Leading the Way in Pediatric Arrhythmia Care: Protection, Partnerships, and Experience
While a skipped beat or a racing heart in a child might seem harmless in some cases, knowing the difference between benign rhythms and dangerous ones requires specialized expertise. For children with both simple and complex conditions, experience is essential to correctly diagnose and manage arrhythmia issues before they become more serious.
As a leader in the field for decades, the UCSF Pediatric Arrhythmia Center is a destination for families seeking specialized treatment, interventional procedures, and expert second opinions. Clinicians in the Pediatric Arrhythmia Center take a holistic, comprehensive approach to care.
Patients benefit from personal provider relationships, multidisciplinary partnerships, advanced genetics, and expertise in a highly technical field of medicine. This collective effort ensures that the Pediatric Arrhythmia Center provides a level of care few other centers can match.
Handling the Most Complex Hearts
Led by Ronn Tanel, MD, a UCSF pediatric electrophysiologist and director of the Pediatric Arrhythmia Center, the team provides expert care for infants, children, teens, and young adults with cardiac rhythm abnormalities.
Many patients have an isolated condition, but UCSF also provides specialized care for those with complex medical histories or heart rhythm concerns alongside congenital heart surgery. State-of-the-art equipment allows Tanel and his team to conduct detailed arrhythmia evaluations for even our smallest patients.
The Pediatric Arrhythmia Center team partners across other disciplines within the Pediatric Heart Center, UCSF Benioff Children’s Hospitals, and outside referring institutions. Whether it involves utilizing modern imaging modalities, advanced cardiac therapies, or surgical approaches to address rhythm issues, an integrated approach is critical for establishing outstanding results.
"The care of children with arrhythmias and congenital heart disease is a complex endeavor; ongoing expertise is key to success," says Tanel. "We have a team of dedicated nurses, advanced practice providers, and expert colleagues who focus exclusively on this subset of patients."
A Lifetime of Safety
Comprehensive care for Pediatric Arrhythmia Center patients often begins before birth and extends well into adulthood. Early involvement in patient care, including for fetal arrhythmias, provides families with a vital roadmap for what to expect after birth and throughout childhood.

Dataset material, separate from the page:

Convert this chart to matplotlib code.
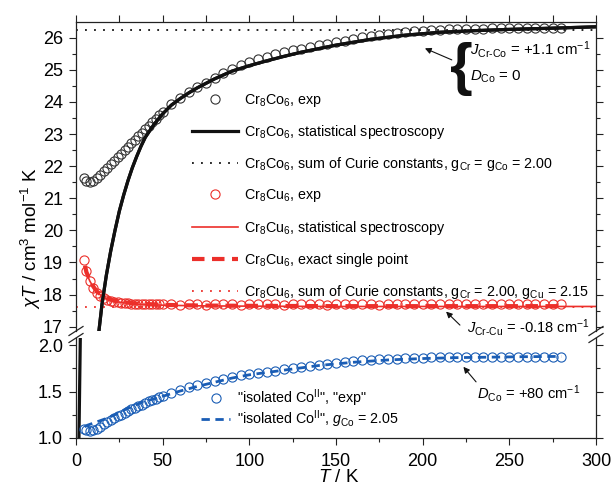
import matplotlib
matplotlib.use('Agg')
import matplotlib.pyplot as plt
from matplotlib.lines import Line2D
from matplotlib.ticker import MultipleLocator, FormatStrFormatter

plt.rcParams['font.family'] = ['Liberation Sans', 'DejaVu Sans']
plt.rcParams['mathtext.fontset'] = 'custom'
plt.rcParams['mathtext.rm'] = 'Liberation Sans'
plt.rcParams['mathtext.it'] = 'Liberation Sans:italic'
plt.rcParams['mathtext.bf'] = 'Liberation Sans:bold'

# ---------------- data ----------------
T_exp = [4.6, 6, 8, 10, 12, 14, 16, 18, 20, 22, 24, 26, 28, 30, 32, 34, 36, 38, 40, 42,
         44, 46, 48, 50, 55, 60, 65, 70, 75, 80, 85, 90, 95, 100, 105, 110, 115, 120,
         125, 130, 135, 140, 145, 150, 155, 160, 165, 170, 175, 180, 185, 190, 195, 200,
         205, 210, 215, 220, 225, 230, 235, 240, 245, 250, 255, 260, 265, 270, 275, 280]

co_exp = [21.62, 21.55, 21.52, 21.54, 21.62, 21.72, 21.84, 21.95, 22.06, 22.17, 22.28, 22.39,
          22.49, 22.60, 22.71, 22.82, 22.93, 23.04, 23.15, 23.26, 23.37, 23.48, 23.59, 23.70,
          23.94, 24.13, 24.30, 24.45, 24.60, 24.76, 24.90, 25.03, 25.15, 25.25, 25.33, 25.41,
          25.49, 25.56, 25.61, 25.65, 25.71, 25.76, 25.81, 25.86, 25.91, 25.96, 26.01, 26.05,
          26.09, 26.13, 26.16, 26.18, 26.20, 26.22, 26.24, 26.25, 26.26, 26.27, 26.28, 26.28,
          26.28, 26.29, 26.29, 26.29, 26.29, 26.29, 26.29, 26.29, 26.29, 26.29]

cu_exp = [19.07, 18.72, 18.42, 18.22, 18.06, 17.96, 17.88, 17.83, 17.80, 17.78, 17.76, 17.75,
          17.74, 17.73, 17.72, 17.72, 17.71, 17.71, 17.71, 17.70, 17.70, 17.70, 17.70, 17.70,
          17.70, 17.69, 17.70, 17.70, 17.69, 17.70, 17.70, 17.70, 17.69, 17.70, 17.70, 17.70,
          17.70, 17.69, 17.70, 17.70, 17.70, 17.70, 17.69, 17.70, 17.70, 17.70, 17.70, 17.70,
          17.69, 17.70, 17.70, 17.70, 17.70, 17.70, 17.70, 17.70, 17.70, 17.70, 17.70, 17.70,
          17.70, 17.70, 17.70, 17.70, 17.70, 17.70, 17.70, 17.70, 17.70, 17.70]

coiso_exp = [1.100, 1.090, 1.080, 1.085, 1.095, 1.120, 1.150, 1.175, 1.195, 1.215, 1.235, 1.250,
             1.270, 1.290, 1.310, 1.325, 1.345, 1.360, 1.380, 1.395, 1.410, 1.425, 1.440, 1.450,
             1.485, 1.515, 1.545, 1.570, 1.590, 1.615, 1.635, 1.660, 1.675, 1.690, 1.700, 1.710,
             1.725, 1.740, 1.750, 1.760, 1.770, 1.785, 1.795, 1.805, 1.815, 1.825, 1.835, 1.840,
             1.845, 1.850, 1.855, 1.860, 1.862, 1.865, 1.867, 1.868, 1.869, 1.870, 1.870, 1.871,
             1.872, 1.873, 1.874, 1.874, 1.874, 1.875, 1.874, 1.874, 1.872, 1.870]

co_fit_T = [1.7, 2.5, 5, 8, 11, 13.3, 15, 17.5, 20, 22.5, 25, 27.5, 30, 32.5, 35, 37.5, 40,
            45, 50, 55, 60, 65, 70, 80, 90, 100, 110, 120, 130, 150, 170, 190, 210, 230,
            250, 270, 300]
co_fit = [1.0, 2.1, 8.0, 12.5, 15.5, 16.9, 17.7, 18.6, 19.35, 20.0, 20.6, 21.1, 21.55, 21.95,
          22.3, 22.62, 22.9, 23.3, 23.63, 23.9, 24.1, 24.28, 24.44, 24.72, 24.96, 25.13,
          25.28, 25.42, 25.55, 25.77, 25.95, 26.08, 26.17, 26.22, 26.26, 26.29, 26.34]

cu_fit_T = [5, 6, 8, 10, 12, 15, 18, 22, 28, 35, 50, 70, 100, 150, 200, 250, 300]
cu_fit = [18.85, 18.66, 18.42, 18.23, 18.08, 17.95, 17.86, 17.79, 17.74, 17.70, 17.67, 17.65,
          17.64, 17.63, 17.63, 17.63, 17.63]

cu_exact_T = [5.2, 6, 8, 10, 12, 15, 18, 22, 28, 35, 50, 70, 100, 150, 200, 250, 280]
cu_exact = [18.90, 18.70, 18.45, 18.25, 18.10, 17.97, 17.88, 17.81, 17.76, 17.72, 17.68,
            17.66, 17.65, 17.64, 17.64, 17.64, 17.64]

coiso_fit_T = [5, 6.5, 10, 13, 16, 19.6, 23, 26.4, 30, 35, 39, 45.6, 52, 60, 65, 70, 80, 90,
               100, 120, 140, 160, 180, 200, 220, 240, 260, 280]
coiso_fit = [1.12, 1.137, 1.16, 1.18, 1.20, 1.227, 1.255, 1.29, 1.32, 1.36, 1.39, 1.425, 1.46,
             1.505, 1.53, 1.555, 1.60, 1.645, 1.68, 1.73, 1.78, 1.815, 1.84, 1.855, 1.865,
             1.87, 1.875, 1.878]

T_range = [0, 300]
co_curie = 26.25
cu_curie = 17.60

legend_top = [r"Cr$_8$Co$_6$, exp",
              r"Cr$_8$Co$_6$, statistical spectroscopy",
              r"Cr$_8$Co$_6$, sum of Curie constants, g$_{\mathrm{Cr}}$ = g$_{\mathrm{Co}}$ = 2.00",
              r"Cr$_8$Cu$_6$, exp",
              r"Cr$_8$Cu$_6$, statistical spectroscopy",
              r"Cr$_8$Cu$_6$, exact single point",
              r"Cr$_8$Cu$_6$, sum of Curie constants, g$_{\mathrm{Cr}}$ = 2.00, g$_{\mathrm{Cu}}$ = 2.15"]
legend_bot = [r'"isolated Co$^{\mathrm{II}}$", "exp"',
              r'"isolated Co$^{\mathrm{II}}$", $g_{\mathrm{Co}}$ = 2.05']

# ---------------- style ----------------
RED = '#ec2f2a'
BLUE = '#1a5db5'
BLACK = '#111111'
W, H = 614, 491

fig = plt.figure(figsize=(W / 100, H / 100), dpi=100)

def fx(px):
    return px / W

def fy(py):
    return 1 - py / H

ax_t = fig.add_axes([fx(76), fy(331), fx(596) - fx(76), fy(22) - fy(331)])
ax_b = fig.add_axes([fx(76), fy(438), fx(596) - fx(76), fy(338) - fy(438)])

ms = 6.6
mew = 0.8

# top axes
lco_exp, = ax_t.plot(T_exp, co_exp, 'o', mfc='none', mec='#333333', ms=ms, mew=mew)
lco_fit, = ax_t.plot(co_fit_T, co_fit, '-', color=BLACK, lw=2.3)
lco_cur, = ax_t.plot(T_range, [co_curie, co_curie], color=BLACK, lw=1.3, ls=(0, (1, 4)))
lcu_cur, = ax_t.plot(T_range, [cu_curie, cu_curie], color=RED, lw=1.3, ls=(0, (1, 4)))
lcu_exp, = ax_t.plot(T_exp, cu_exp, 'o', mfc='none', mec=RED, ms=ms, mew=mew)
lcu_fit, = ax_t.plot(cu_fit_T, cu_fit, '-', color=RED, lw=1.2)
lcu_exa, = ax_t.plot(cu_exact_T, cu_exact, color=RED, lw=3.0, ls=(0, (3, 1.8)))
ax_t.plot(co_fit_T, co_fit, '-', color=BLACK, lw=2.3)

# bottom axes
ax_b.plot(co_fit_T, co_fit, '-', color=BLACK, lw=2.3)
lbi_exp, = ax_b.plot(T_exp, coiso_exp, 'o', mfc='none', mec=BLUE, ms=ms, mew=mew)
lbi_fit, = ax_b.plot(coiso_fit_T, coiso_fit, color=BLUE, lw=2.0, ls=(0, (3, 2)))

ax_t.set_xlim(0, 300)
ax_b.set_xlim(0, 300)
ax_t.set_ylim(16.866, 26.49)
ax_b.set_ylim(1.0, 2.076)

for ax in (ax_t, ax_b):
    for s in ax.spines.values():
        s.set_linewidth(0.9)
        s.set_color('#222222')
    ax.xaxis.set_major_locator(MultipleLocator(50))
    ax.xaxis.set_minor_locator(MultipleLocator(25))
    ax.tick_params(which='both', direction='out', width=0.8, color='#222222',
                   labelsize=13, right=True)
    ax.tick_params(which='major', length=5)
    ax.tick_params(which='minor', length=3.2)
    ax.tick_params(axis='y', pad=4.5)
    ax.tick_params(axis='x', pad=5.5)

ax_t.spines['bottom'].set_visible(False)
ax_b.spines['top'].set_visible(False)
ax_t.tick_params(axis='x', which='both', bottom=False, labelbottom=False, top=True,
                 labeltop=False)
ax_t.tick_params(axis='x', which='minor', length=5)
ax_b.tick_params(axis='x', which='both', top=False)
ax_t.yaxis.set_major_locator(MultipleLocator(1))
ax_t.yaxis.set_minor_locator(MultipleLocator(0.5))
ax_b.yaxis.set_major_locator(MultipleLocator(0.5))
ax_b.yaxis.set_minor_locator(MultipleLocator(0.25))
ax_b.yaxis.set_major_formatter(FormatStrFormatter('%.1f'))

# break marks
for (x0, y0) in [(76, 331), (76, 338), (596, 331), (596, 338)]:
    fig.add_artist(Line2D([fx(x0 - 7), fx(x0 + 7)], [fy(y0 + 4.5), fy(y0 - 4.5)],
                          color='#222222', lw=0.9, transform=fig.transFigure))

# axis labels
fig.text(fx(31), fy(238), r"$\chi T$ / cm$^3$ mol$^{-1}$ K", rotation=90,
         ha='center', va='center', fontsize=13.5)
fig.text(fx(339), fy(478), r"$T$ / K", ha='center', va='center', fontsize=13.5)

# legends
leg1 = ax_t.legend([lco_exp, lco_fit, lco_cur, lcu_exp, lcu_fit, lcu_exa, lcu_cur], legend_top,
                   loc='upper left', bbox_to_anchor=(fx(192), fy(92)),
                   bbox_transform=fig.transFigure, frameon=False, fontsize=10.3,
                   handlelength=3.2, handletextpad=0.42, labelspacing=0.99,
                   borderpad=0, borderaxespad=0, numpoints=1)
leg2 = ax_b.legend([lbi_exp, lbi_fit], legend_bot, loc='upper left',
                   bbox_to_anchor=(fx(201), fy(387)), bbox_transform=fig.transFigure,
                   frameon=False, fontsize=10.3, handlelength=2.05, handletextpad=0.5,
                   labelspacing=-0.03, borderpad=0, borderaxespad=0, numpoints=1)

# annotations
ax_t.annotate('', xy=(201.3, 25.67), xytext=(216.8, 25.31),
              arrowprops=dict(arrowstyle='-|>', lw=0.8, color=BLACK, mutation_scale=9,
                              shrinkA=0, shrinkB=0))
fig.text(fx(461), fy(69), '{', fontsize=42, fontweight='bold', ha='center', va='center',
         color=BLACK)
ax_t.text(227.3, 25.62, r"$J_{\mathrm{Cr\text{-}Co}}$ = +1.1 cm$^{-1}$", fontsize=10.8,
          ha='left', va='center')
ax_t.text(227.3, 24.78, r"$D_{\mathrm{Co}}$ = 0", fontsize=10.8, ha='left', va='center')

ax_t.annotate('', xy=(213.5, 17.47), xytext=(221.5, 17.05),
              arrowprops=dict(arrowstyle='-|>', lw=0.8, color=BLACK, mutation_scale=9,
                              shrinkA=0, shrinkB=0))
ax_t.text(225.4, 16.96, r"$J_{\mathrm{Cr\text{-}Cu}}$ = -0.18 cm$^{-1}$", fontsize=10.6,
          ha='left', va='center', clip_on=False)

ax_b.annotate('', xy=(223.5, 1.766), xytext=(230.8, 1.604),
              arrowprops=dict(arrowstyle='-|>', lw=0.8, color=BLACK, mutation_scale=9,
                              shrinkA=0, shrinkB=0))
ax_b.text(231.2, 1.479, r"$D_{\mathrm{Co}}$ = +80 cm$^{-1}$", fontsize=10.6, ha='left',
          va='center')

fig.savefig('out.png', dpi=100)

Ultimately, as patients approach their teenage years, the center ensures a seamless transition to living with an arrhythmia diagnosis as an adult. "Because many arrhythmias take decades to appear following childhood heart surgery, we partner with and educate adult providers to screen and safeguard patients for their entire lives,” says Tanel, who is also board-certified in Adult Congenital Heart Disease.
Genetics to Clarify Treatment Plans
UCSF is one of the few centers nationwide to offer a pediatric Inherited Cardiac Arrhythmias Program (ICAP), a specialized service that leverages unique expertise in cardiovascular genetics to manage inherited heart rhythm disorders, like long QT syndrome.

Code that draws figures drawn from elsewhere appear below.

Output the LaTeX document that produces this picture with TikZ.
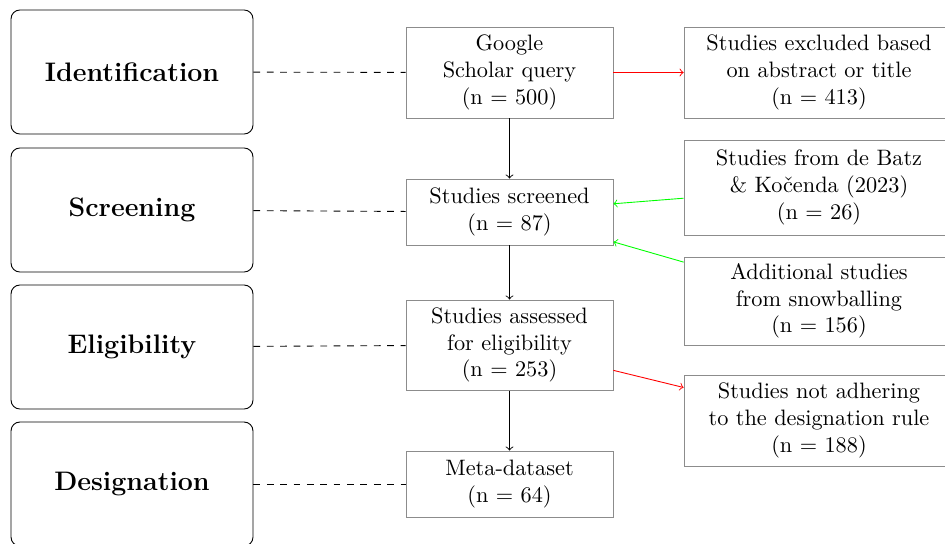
\documentclass[tikz,border=0pt]{standalone}
\usepackage{fontspec}
\begin{document}
\begin{tikzpicture}[x=0.4484pt,y=-0.4484pt,
  phase/.style={draw=black, rounded corners=4pt, minimum width=108.5pt, minimum height=55.6pt, font=\large\bfseries, inner sep=0pt},
  mid/.style={draw=gray!90, minimum width=92.8pt, align=center, inner sep=0pt},
  side/.style={draw=gray!90, minimum width=121pt, align=center, inner sep=0pt},
  link/.style={dashed},
  flow/.style={->},
  drop/.style={->, red},
  add/.style={->, green}]
\useasboundingbox (0,0) rectangle (945,543);
% phases
\node[phase] (ident) at (132,72) {Identification};
\node[phase] (screen) at (132,210) {Screening};
\node[phase] (elig) at (132,347) {Eligibility};
\node[phase] (desig) at (132,484) {Designation};
% main flow
\node[mid, minimum height=40.8pt] (google) at (509.5,72.5) {Google\\Scholar query\\(n = 500)};
\node[mid, minimum height=29.6pt] (screened) at (509.5,212) {Studies screened\\(n = 87)};
\node[mid, minimum height=40.4pt] (assessed) at (509.5,345) {Studies assessed\\for eligibility\\(n = 253)};
\node[mid, minimum height=29.6pt] (meta) at (509.5,484) {Meta-dataset\\(n = 64)};
% side boxes
\node[side, minimum height=40.8pt] (excl) at (819,72.5) {Studies excluded based\\on abstract or title\\(n = 413)};
\node[side, minimum height=42.6pt] (batz) at (819,187.5) {Studies from de Batz\\\& Kočenda (2023)\\(n = 26)};
\node[side, minimum height=39.5pt] (snow) at (819,301) {Additional studies\\from snowballing\\(n = 156)};
\node[side, minimum height=40.8pt] (notadh) at (819,420.5) {Studies not adhering\\to the designation rule\\(n = 188)};
% connectors
\draw[link] (ident) -- (google);
\draw[link] (screen) -- (screened);
\draw[link] (elig) -- (assessed);
\draw[link] (desig) -- (meta);
\draw[flow] (google) -- (screened);
\draw[flow] (screened) -- (assessed);
\draw[flow] (assessed) -- (meta);
\draw[drop] (google) -- (excl);
\draw[drop] (assessed) -- (notadh);
\draw[add] (batz) -- (screened);
\draw[add] (snow) -- (screened);
\end{tikzpicture}
\end{document}
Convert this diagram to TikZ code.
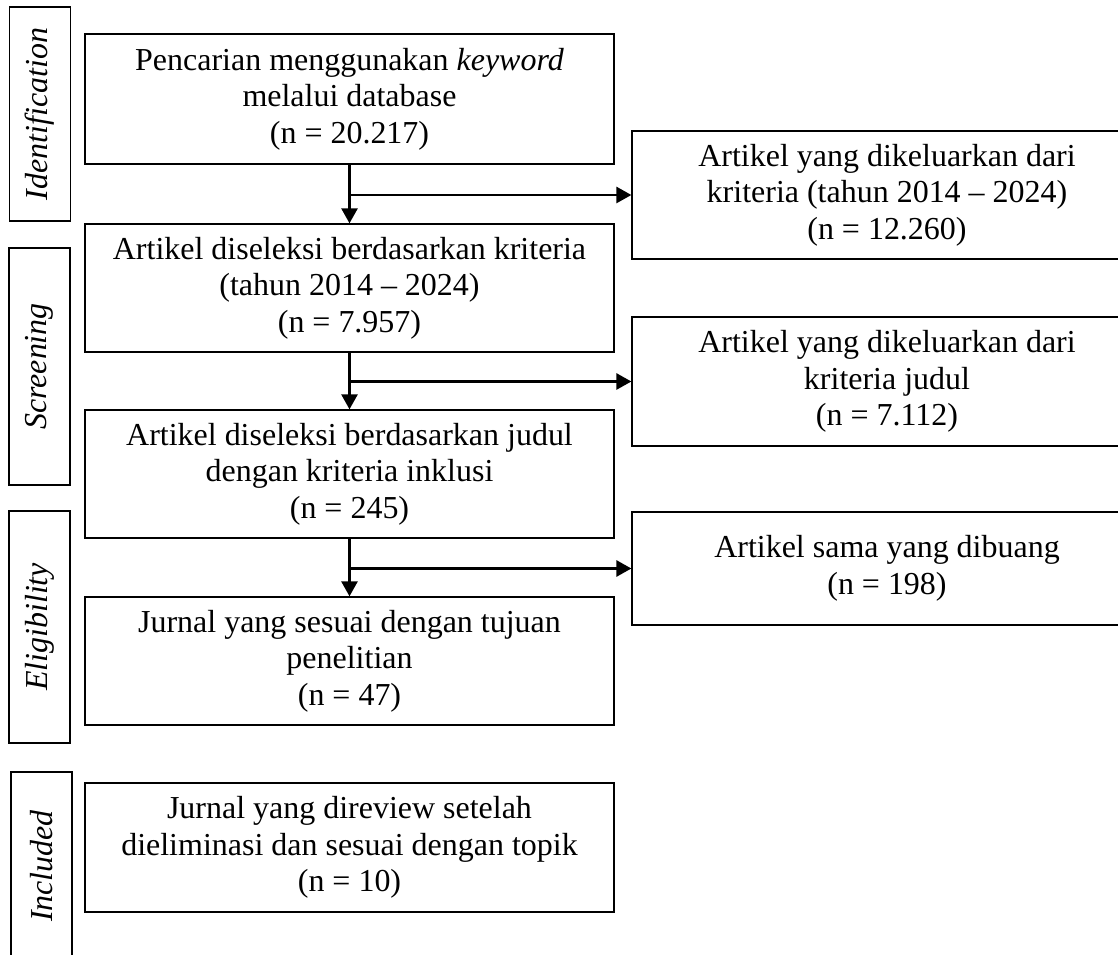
\documentclass[tikz,border=0pt]{standalone}
\usepackage{fontspec}
\setmainfont{Liberation Serif}
\usetikzlibrary{arrows.meta}
\tikzset{
  box/.style={draw,line width=.75pt,inner sep=0pt,align=center,minimum width=10.58cm,font=\fontsize{18.2}{20.8}\selectfont,execute at begin node={\rule{0pt}{18pt}}},
  side/.style={box,minimum width=10.2cm},
  phase/.style={draw,line width=.75pt,inner sep=0pt,rotate=90,minimum height=1.22cm,font=\fontsize{18.2}{20.8}\selectfont\itshape},
  arr/.style={line width=1.5pt,-{Triangle[width=.32cm,length=.3cm]}}
}
\begin{document}
\begin{tikzpicture}[x=.02cm,y=-.02cm]
      \clip (0,0) rectangle (1118,955);
      \node[box,minimum height=2.6cm] (b1) at (349.5,99) {Pencarian menggunakan \textit{keyword}\\melalui database\\(n = 20.217)};
      \node[box,minimum height=2.56cm] (b2) at (349.5,288) {Artikel diseleksi berdasarkan kriteria\\(tahun 2014 – 2024)\\(n = 7.957)};
      \node[box,minimum height=2.56cm] (b3) at (349.5,474) {Artikel diseleksi berdasarkan judul\\dengan kriteria inklusi\\(n = 245)};
      \node[box,minimum height=2.56cm] (b4) at (349.5,661) {Jurnal yang sesuai dengan tujuan\\penelitian\\(n = 47)};
      \node[box,minimum height=2.58cm] (b5) at (349.5,847.5) {Jurnal yang direview setelah\\dieliminasi dan sesuai dengan topik\\(n = 10)};
      \node[side,minimum height=2.56cm] (r1) at (887,195) {Artikel yang dikeluarkan dari\\kriteria (tahun 2014 – 2024)\\(n = 12.260)};
      \node[side,minimum height=2.58cm] (r2) at (887,381.5) {Artikel yang dikeluarkan dari\\kriteria judul\\(n = 7.112)};
      \node[side,minimum height=2.26cm] (r3) at (887,568.5) {Artikel sama yang dibuang\\(n = 198)};
      \node[phase,minimum width=4.28cm] (id) at (40,114) {Identification};
      \node[phase,minimum width=4.74cm] (sc) at (39.5,366.5) {Screening};
      \node[phase,minimum width=4.64cm] (el) at (39.5,627) {Eligibility};
      \node[phase,minimum width=3.76cm] (in) at (41.5,866) {Included};
      \foreach \a/\b/\c in {b1/b2/r1,b2/b3/r2,b3/b4/r3}{
      \draw[arr] (\a.south) -- (\b.north);
      \draw[arr] (\a.south |- \c.west) -- (\c.west);
      }
    \end{tikzpicture}
\end{document}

Karyn Austin, MD, PhD, a pediatric electrophysiologist and director of the pediatric ICAP, uses advanced genetic insights to guide personalized care.
“For example, identifying a specific mutation in the sodium channel gene, SCN5A, allows us to determine which therapies will be most effective for that child,” she explains.
In addition to clinical care, ICAP equips families with personalized slide decks that explain their child's specific genetic mutation. The team coordinates directly with coaches and primary care providers to ensure the child is safe from the classroom to the playing field.
"This support forms our foundation of care and allows families to focus on being a family, rather than being overwhelmed by the complexities of a genetic diagnosis," says Karyn Austin.
A Mission for Community Safety
The center’s impact extends beyond the clinic walls through a partnership with Project ADAM, a national organization dedicated to preventing sudden cardiac arrests in schools. UCSF helps local schools achieve “Heart Safe” designations through education and emergency planning.
The importance of this work was recently highlighted when a local school, trained by UCSF, successfully resuscitated a visitor who collapsed in the gym.
"When a school is equipped with the right tools and training, they can turn a potentially tragic collapse into a story of survival," says Tanel.
Tanel and Austin also routinely participate in Play Safe, an annual screening for local high school athletes prior to the start of team practice. By conducting ECG evaluations, it is possible to identify underlying cardiac risks before they lead to an acute event on the field.
Protecting a Child’s Future
At the UCSF Pediatric Arrhythmia Center, genomic insights, lifelong continuity, and community safety initiatives serve a single purpose: ensuring long-term heart health so children can focus on simply being kids.
"Our program emphasizes family-based care," says Tanel. "We consider the many aspects, both medical and non-medical, of caring for these often very complex patients."
By combining technical expertise with a lifelong commitment to safety and support, the UCSF Division of Pediatric Cardiology is safeguarding the hearts — and the futures — of the next generation.